The province is going after money in 37 accounts at several financial institutions, which it alleges is tied to a Lower Mainland drug ring that distributed cannabis and psilocybin across Canada.
According to a B.C. Supreme Court lawsuit filed by the director of civil forfeiture on March 11, the B.C. defendants who hold the accounts, some of them through numbered companies, are accused of selling the drugs online, collecting thousands of payment through email transfers and then distributing the money to the people involved in the ring.
“The accounts are proceeds and instruments of unlawful activity,” the lawsuit alleges.
A B.C. Supreme Court order previously froze the accounts at eight different financial institutions in the Lower Mainland and on Vancouver Island, which include all five major Canadian banks, Coast Capital Savings Federal Credit Union, Tangerine Bank and Wealthsimple Investments.
The lawsuit does not specify the amount of money in the accounts, but says that during a 14-month period between Nov. 28, 2024 and Jan. 23, 2026, the “criminal organization” transferred more than $1.5 million using thousands of email money transfers into the various accounts.
In total, the forfeiture case names 16 people in B.C. that it alleges were involved in the drug ring.
Those include Rosa Mohammadi and James Addison Sherbuck, who are spouses, and who had a last known address in Burnaby. They, along with Noah Alan William Eves of Vancouver, were directly involved in the laundering the money, the lawsuit alleges.
None of the defendants had a licence to sell cannabis or cannabis products, says the lawsuit.
The offences listed against the accused include various drug-related charges including possession, trafficking, distribution and promoting sales.
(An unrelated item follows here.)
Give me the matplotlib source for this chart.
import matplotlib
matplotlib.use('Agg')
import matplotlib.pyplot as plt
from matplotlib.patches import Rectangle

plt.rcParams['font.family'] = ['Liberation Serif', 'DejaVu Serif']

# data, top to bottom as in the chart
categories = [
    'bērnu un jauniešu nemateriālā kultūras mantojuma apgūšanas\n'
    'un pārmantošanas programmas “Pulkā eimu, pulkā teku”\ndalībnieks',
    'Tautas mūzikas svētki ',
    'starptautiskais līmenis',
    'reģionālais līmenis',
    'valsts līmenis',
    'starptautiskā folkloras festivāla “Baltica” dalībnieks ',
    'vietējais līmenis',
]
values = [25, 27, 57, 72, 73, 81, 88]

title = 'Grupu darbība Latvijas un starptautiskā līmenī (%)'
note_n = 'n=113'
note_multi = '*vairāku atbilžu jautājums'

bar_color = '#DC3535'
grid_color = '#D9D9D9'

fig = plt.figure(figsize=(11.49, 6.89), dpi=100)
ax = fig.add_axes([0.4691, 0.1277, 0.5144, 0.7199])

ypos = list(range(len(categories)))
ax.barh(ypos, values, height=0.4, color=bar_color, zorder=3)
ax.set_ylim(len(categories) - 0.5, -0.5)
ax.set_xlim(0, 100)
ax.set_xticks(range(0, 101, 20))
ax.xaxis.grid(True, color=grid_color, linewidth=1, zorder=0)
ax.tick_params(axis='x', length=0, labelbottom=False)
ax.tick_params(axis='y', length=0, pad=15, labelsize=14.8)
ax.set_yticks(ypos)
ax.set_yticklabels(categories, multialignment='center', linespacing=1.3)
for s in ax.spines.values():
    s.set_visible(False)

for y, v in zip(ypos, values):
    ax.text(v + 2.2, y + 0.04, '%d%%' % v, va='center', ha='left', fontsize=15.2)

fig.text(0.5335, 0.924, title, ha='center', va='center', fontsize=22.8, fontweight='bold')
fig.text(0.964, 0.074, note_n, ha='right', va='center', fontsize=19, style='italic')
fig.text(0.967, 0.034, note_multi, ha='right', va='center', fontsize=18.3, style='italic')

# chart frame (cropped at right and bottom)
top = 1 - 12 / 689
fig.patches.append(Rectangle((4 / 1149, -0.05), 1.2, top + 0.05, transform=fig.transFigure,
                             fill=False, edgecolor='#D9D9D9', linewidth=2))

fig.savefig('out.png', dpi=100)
Other offences include possession of the proceeds of crime, money laundering, participating in a criminal organization and failure to declare taxable income.
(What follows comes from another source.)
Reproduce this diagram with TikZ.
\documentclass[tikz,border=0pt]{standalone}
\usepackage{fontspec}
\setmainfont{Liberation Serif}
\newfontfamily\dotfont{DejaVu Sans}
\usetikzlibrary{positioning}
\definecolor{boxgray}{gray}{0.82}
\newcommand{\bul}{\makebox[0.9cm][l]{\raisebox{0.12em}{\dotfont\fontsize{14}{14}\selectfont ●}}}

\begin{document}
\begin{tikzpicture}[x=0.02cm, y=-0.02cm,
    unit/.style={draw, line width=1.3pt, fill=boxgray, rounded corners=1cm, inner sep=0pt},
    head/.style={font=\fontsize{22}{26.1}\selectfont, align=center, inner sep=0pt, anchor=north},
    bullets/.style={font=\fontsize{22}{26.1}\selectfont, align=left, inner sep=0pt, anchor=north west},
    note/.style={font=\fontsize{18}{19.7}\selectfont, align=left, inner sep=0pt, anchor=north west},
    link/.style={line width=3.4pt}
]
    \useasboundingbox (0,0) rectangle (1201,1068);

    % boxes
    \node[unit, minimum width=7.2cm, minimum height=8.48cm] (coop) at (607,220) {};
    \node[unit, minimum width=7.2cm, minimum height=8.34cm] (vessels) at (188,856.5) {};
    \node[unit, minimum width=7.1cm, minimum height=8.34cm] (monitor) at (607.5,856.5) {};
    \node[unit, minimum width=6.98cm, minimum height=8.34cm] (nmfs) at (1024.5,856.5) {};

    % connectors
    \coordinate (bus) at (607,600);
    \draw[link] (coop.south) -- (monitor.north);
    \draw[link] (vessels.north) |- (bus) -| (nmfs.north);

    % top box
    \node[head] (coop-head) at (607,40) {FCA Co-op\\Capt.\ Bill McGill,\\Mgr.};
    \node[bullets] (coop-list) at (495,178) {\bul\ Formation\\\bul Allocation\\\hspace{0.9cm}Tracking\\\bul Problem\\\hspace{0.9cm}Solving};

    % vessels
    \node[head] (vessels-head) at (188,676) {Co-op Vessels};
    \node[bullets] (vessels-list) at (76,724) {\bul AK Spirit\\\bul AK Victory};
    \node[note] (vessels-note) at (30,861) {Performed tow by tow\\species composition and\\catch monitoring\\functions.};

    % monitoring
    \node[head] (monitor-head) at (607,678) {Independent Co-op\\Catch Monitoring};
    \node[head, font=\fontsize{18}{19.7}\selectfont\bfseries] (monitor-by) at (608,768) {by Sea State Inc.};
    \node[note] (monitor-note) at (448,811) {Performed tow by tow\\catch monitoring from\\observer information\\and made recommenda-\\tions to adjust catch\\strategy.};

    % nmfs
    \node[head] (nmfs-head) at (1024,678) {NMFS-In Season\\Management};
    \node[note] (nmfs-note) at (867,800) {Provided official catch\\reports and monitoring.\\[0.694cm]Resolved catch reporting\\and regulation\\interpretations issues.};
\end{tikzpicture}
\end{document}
None of the defendants have responded to the allegations in court.
The accused have not been charged criminally for the acts described in the forfeiture suit, according to a search of B.C. court records.
The threshold for proving a civil forfeiture claim is lower than for a criminal conviction, a balance of probabilities rather than beyond a reasonable doubt.
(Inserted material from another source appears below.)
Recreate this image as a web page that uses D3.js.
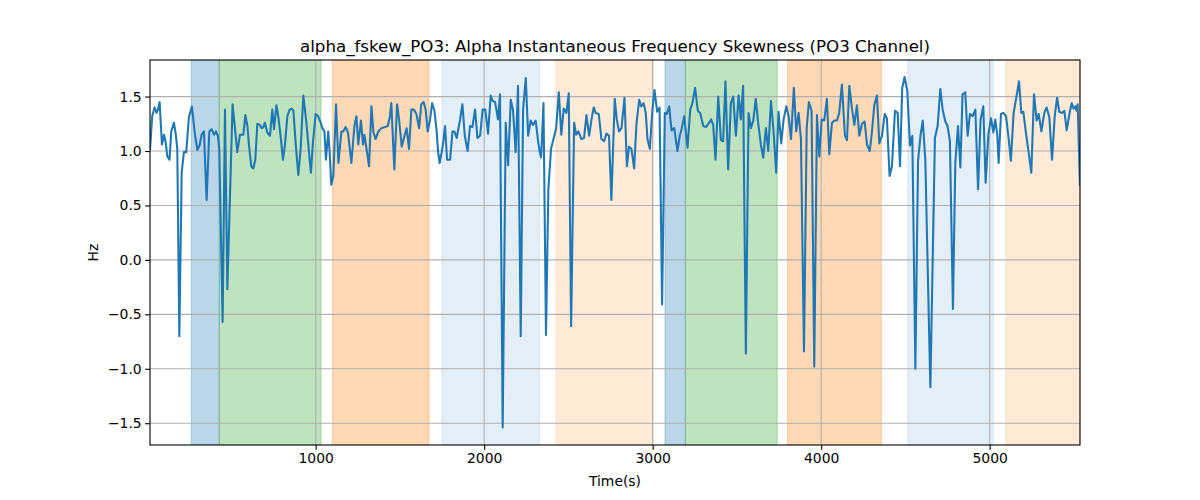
<!DOCTYPE html>
<html>
<head>
<meta charset="utf-8">
<script src="https://cdn.jsdelivr.net/npm/d3@7"></script>
<style>
  html, body { margin: 0; padding: 0; background: #fff; }
  svg { display: block; }
  text { font-family: "DejaVu Sans", sans-serif; fill: #000; }
</style>
</head>
<body>
<svg id="chart" width="1200" height="500"></svg>
<script>
const titleText = "alpha_fskew_PO3: Alpha Instantaneous Frequency Skewness (PO3 Channel)";
const xLabel = "Time(s)";
const yLabel = "Hz";

const times = [
  17,30,44,56,64,74,88,100,110,120,133,143,159,171,179,191,205,218,232,248,266,282,298,311,323,337,353,369,383,397,408,420,428,448,462,476,507,535,551,571,583,595,604,618,630,642,654,668,680,690,699,713,729,743,753,767,779,792,806,818,832,846,858,868,882,897,911,927,
  945,957,972,984,1000,1014,1030,1040,1052,1061,1075,1083,1093,1105,1121,1135,1153,1164,1178,1192,1212,1230,1242,1253,1269,1281,1289,1301,1317,1331,1343,1356,1372,1390,1412,1428,1440,1449,1467,1483,1495,1511,1529,1540,1554,1568,1584,1598,1614,1627,1641,1653,1665,1679,1691,1705,1717,1727,1736,1748,1758,1768,1780,1798,1812,1823,1837,
  1857,1871,1885,1902,1916,1930,1946,1960,1976,1991,2007,2023,2039,2051,2065,2082,2094,2110,2128,2142,2158,2171,2187,2201,2217,2231,2247,2261,2276,2290,2306,2320,2330,2338,2352,2367,2381,2397,2413,2427,2443,2458,2472,2488,2502,2516,2534,2546,2559,2577,2593,2607,2623,2637,2650,2662,2680,2696,2712,2726,2741,2755,
  2775,2787,2801,2815,2833,2847,2860,2874,2890,2904,2920,2932,2946,2959,2969,2983,2999,3011,3027,3041,3056,3072,3084,3098,3112,3128,3147,3161,3173,3187,3207,3223,3236,3252,3268,3282,3300,3316,3335,3347,3359,3373,3389,3405,3418,3432,3448,3464,3478,3494,3510,3523,3537,3553,3569,3583,3597,3612,3626,3642,3656,3672,3686,3702,
  3718,3733,3747,3763,3777,3793,3807,3821,3838,3852,3866,3880,3898,3914,3927,3943,3959,3975,3989,4003,4018,4034,4048,4064,4078,4094,4107,4123,4141,4153,4167,4181,4197,4212,4226,4242,4258,4272,4288,4301,4315,4331,4345,4361,4377,4390,4406,4420,4438,4454,4468,4481,4495,4511,4527,4541,4559,4575,4590,4603,
  4618,4648,4675,4691,4707,4721,4737,4750,4764,4782,4796,4812,4826,4839,4855,4869,4883,4899,4915,4931,4946,4962,4976,4992,5008,5022,5033,5045,5053,5067,5081,5097,5113,5126,5142,5158,5174,5188,5200,5215,5231,5247,5263,5279,5291,5307,5324,5338,5354,5370,5386,5400,5413,5429,5443,5457,5473,5487,5498,5508,5516,5522,5536
];
const values = [
  1.01,1.32,1.40,1.35,1.38,1.45,1.06,1.15,1.08,0.95,0.92,1.18,1.26,1.14,1.02,-0.70,0.80,0.99,0.99,1.31,1.41,1.17,1.01,1.05,1.15,1.18,0.55,1.18,1.20,1.15,1.18,1.14,1.02,-0.57,1.38,-0.27,1.43,0.99,1.15,1.15,1.33,1.23,1.06,0.86,0.84,0.92,1.25,1.24,1.21,1.22,1.26,1.17,1.14,1.38,1.20,1.42,1.31,1.14,0.92,1.06,1.32,1.38,1.39,1.37,1.06,0.78,1.02,1.51,
  1.26,1.05,0.80,1.08,1.34,1.32,1.26,1.21,1.18,0.92,1.18,0.99,0.69,0.77,1.43,0.89,1.18,1.18,1.22,1.17,0.89,1.23,1.32,1.06,1.28,1.06,1.15,1.03,0.86,1.41,1.17,1.11,1.18,1.21,1.22,1.23,1.31,1.44,0.83,1.43,1.29,1.04,1.15,1.21,1.02,1.38,1.38,1.34,1.21,1.43,1.45,1.38,1.18,1.29,1.44,1.37,1.20,0.99,0.89,0.99,1.09,1.23,0.92,0.92,1.18,1.18,1.12,
  1.29,1.43,1.14,1.00,1.23,1.22,1.38,1.12,1.14,1.38,1.38,1.16,1.51,1.46,1.45,1.29,1.52,-1.54,1.26,0.87,1.47,1.38,0.99,1.60,-0.70,1.38,1.67,1.14,1.28,1.24,1.28,1.09,0.99,0.94,1.44,-0.69,0.65,1.02,1.12,1.21,1.54,1.15,1.39,1.35,1.53,-0.61,1.26,1.15,1.18,1.11,1.12,1.33,1.14,1.29,1.40,1.35,1.34,1.11,1.09,1.16,1.14,0.55,
  1.48,1.29,1.18,1.21,1.49,0.86,1.04,1.02,0.84,1.25,1.47,1.41,1.44,1.35,1.11,1.02,1.38,1.56,1.36,1.40,-0.41,1.35,1.34,1.41,1.19,1.21,1.00,1.14,1.21,1.32,1.03,1.38,1.44,1.58,1.37,1.35,1.23,1.22,1.26,1.29,1.24,0.92,1.50,1.10,1.09,1.64,0.83,1.44,1.50,1.14,1.51,1.29,1.60,-0.86,1.35,1.21,1.28,1.48,1.26,1.06,0.94,1.21,1.00,1.46,
  1.17,0.80,1.36,1.07,1.29,1.41,1.32,1.11,1.58,1.18,1.35,1.11,-0.84,1.21,1.45,1.37,-0.98,1.33,0.95,1.29,1.28,1.48,0.97,1.26,1.28,1.28,1.35,1.61,1.14,1.10,1.60,1.41,1.24,1.42,1.14,1.25,1.27,1.06,1.00,1.17,1.42,1.51,1.07,1.14,1.34,1.30,0.77,0.86,1.37,1.35,0.86,1.58,1.68,1.55,1.05,1.14,-1.00,0.91,1.15,1.28,
  0.92,-1.17,1.12,1.23,1.57,1.38,1.27,1.23,1.09,-0.45,0.89,1.23,0.85,1.52,1.54,1.14,1.34,1.32,1.38,0.65,1.29,1.41,0.71,1.15,1.30,1.17,1.29,1.15,0.89,1.34,1.35,1.32,1.11,0.91,1.35,1.49,1.64,1.35,1.36,1.17,0.99,0.80,1.52,1.28,1.34,1.18,1.35,1.40,1.31,0.92,1.32,1.49,1.36,1.35,1.37,1.19,1.34,1.44,1.39,1.41,1.37,1.43,0.68
];

// shaded spans: start, end, colour, opacity
const spanStarts = [262, 428, 1099, 1749, 2426, 3073, 3194, 3800, 4514, 5095];
const spanEnds   = [428, 1032, 1673, 2329, 3004, 3194, 3739, 4357, 5022, 5536];
const spanColors = ["#1f77b4","#2ca02c","#ff7f0e","#1f77b4","#ff7f0e","#1f77b4","#2ca02c","#ff7f0e","#1f77b4","#ff7f0e"];
const spanAlphas = [0.3, 0.3, 0.3, 0.12, 0.16, 0.3, 0.3, 0.3, 0.12, 0.16];

const xTicks = [1000, 2000, 3000, 4000, 5000];
const yTicks = [-1.5, -1.0, -0.5, 0.0, 0.5, 1.0, 1.5];

const margin = {left: 150, top: 60, right: 120, bottom: 55};
const W = 1200, H = 500;
const iw = W - margin.left - margin.right;   // 930
const ih = H - margin.top - margin.bottom;   // 385

const svg = d3.select("#chart");
const g = svg.append("g").attr("transform", `translate(${margin.left},${margin.top})`);

const x = d3.scaleLinear().domain([d3.min(times), d3.max(times)]).range([0, iw]);
const y = d3.scaleLinear().domain([-1.70, 1.836]).range([ih, 0]);

svg.append("defs").append("clipPath").attr("id", "clip")
  .append("rect").attr("width", iw).attr("height", ih);

const data = times.map((t, i) => ({t, v: values[i]}));
const spans = spanStarts.map((s, i) => ({s, e: spanEnds[i], c: spanColors[i], a: spanAlphas[i]}));

// spans
g.append("g").attr("clip-path", "url(#clip)")
  .selectAll("rect").data(spans).join("rect")
  .attr("x", d => x(d.s)).attr("width", d => x(d.e) - x(d.s))
  .attr("y", 0).attr("height", ih)
  .attr("fill", d => d.c).attr("fill-opacity", d => d.a)
  .attr("stroke", d => d.c).attr("stroke-opacity", d => d.a).attr("stroke-width", 1);

// grid
const grid = g.append("g");
grid.selectAll(".gx").data(xTicks).join("line")
  .attr("x1", d => x(d)).attr("x2", d => x(d)).attr("y1", 0).attr("y2", ih)
  .attr("stroke", "#b0b0b0").attr("stroke-width", 1.1);
grid.selectAll(".gy").data(yTicks).join("line")
  .attr("x1", 0).attr("x2", iw).attr("y1", d => y(d)).attr("y2", d => y(d))
  .attr("stroke", "#b0b0b0").attr("stroke-width", 1.1);

// line
const line = d3.line().x(d => x(d.t)).y(d => y(d.v));
g.append("path").datum(data).attr("clip-path", "url(#clip)")
  .attr("d", line).attr("fill", "none")
  .attr("stroke", "#1f77b4").attr("stroke-width", 2.08)
  .attr("stroke-linejoin", "round").attr("stroke-linecap", "butt");

// axes
const fmtY = d => (d < 0 ? "\u2212" : "") + Math.abs(d).toFixed(1);
const xAxis = d3.axisBottom(x).tickValues(xTicks).tickSize(4.86).tickPadding(3.5).tickFormat(d3.format("d"));
const yAxis = d3.axisLeft(y).tickValues(yTicks).tickSize(4.86).tickPadding(3.5).tickFormat(fmtY);

const gx = g.append("g").attr("transform", `translate(0,${ih})`).call(xAxis);
const gy = g.append("g").call(yAxis);
[gx, gy].forEach(a => {
  a.select(".domain").remove();
  a.selectAll(".tick line").attr("stroke", "#000").attr("stroke-width", 1.1);
  a.selectAll(".tick text").attr("font-family", "DejaVu Sans").attr("font-size", "13.9px").attr("fill", "#000");
});

// spines
g.append("rect").attr("x", 0).attr("y", 0).attr("width", iw).attr("height", ih)
  .attr("fill", "none").attr("stroke", "#000").attr("stroke-width", 1.1);

// title & labels
svg.append("text").attr("x", margin.left + iw / 2).attr("y", 52)
  .attr("text-anchor", "middle").attr("font-size", "16.67px").text(titleText);
svg.append("text").attr("x", margin.left + iw / 2).attr("y", 486)
  .attr("text-anchor", "middle").attr("font-size", "13.9px").text(xLabel);
svg.append("text").attr("transform", `translate(98,${margin.top + ih / 2}) rotate(-90)`)
  .attr("text-anchor", "middle").attr("font-size", "13.9px").text(yLabel);
</script>
</body>
</html>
According to the lawuit, the RCMP’s cyber and financial investigation unit was tipped off in December 2023 by Canada’s Financial Transactions Analysis Centre, also known as Fintrac, about the “suspicious” transactions from reports submitted by numerous banks. Those reports described how business bank accounts associated with federally incorporated companies were receiving email transfers of the proceeds of sales of illicit products from online storefronts.
The federal government has been taking steps to increase information sharing among Fintrac, Canada’s financial intelligence-gathering agency, and policing and regulatory authorities for several years. And this year, the federal government announced that Fintrac will assign dedicated liaison officers to work directly with police to provide on-the-ground intelligence support.
The forfeiture suit noted that the “illicit” products for the websites were stored and packaged in warehouses across B.C., including a facility in Burnaby operated by Sherbuck.
The operation was running since at least 2022, says the forfeiture claim.
In its application to freeze the funds in the bank accounts, the province said during the RCMP’s investigation between May and June 2026, undercover officers made purchases of the illicit products from the websites.
On July 29, 2025, the B.C. community safety unit, which is responsible for enforcing compliance of the province’s cannabis rules, seized $2.7 million in cannabis from a Burnaby warehouse related to the investigation.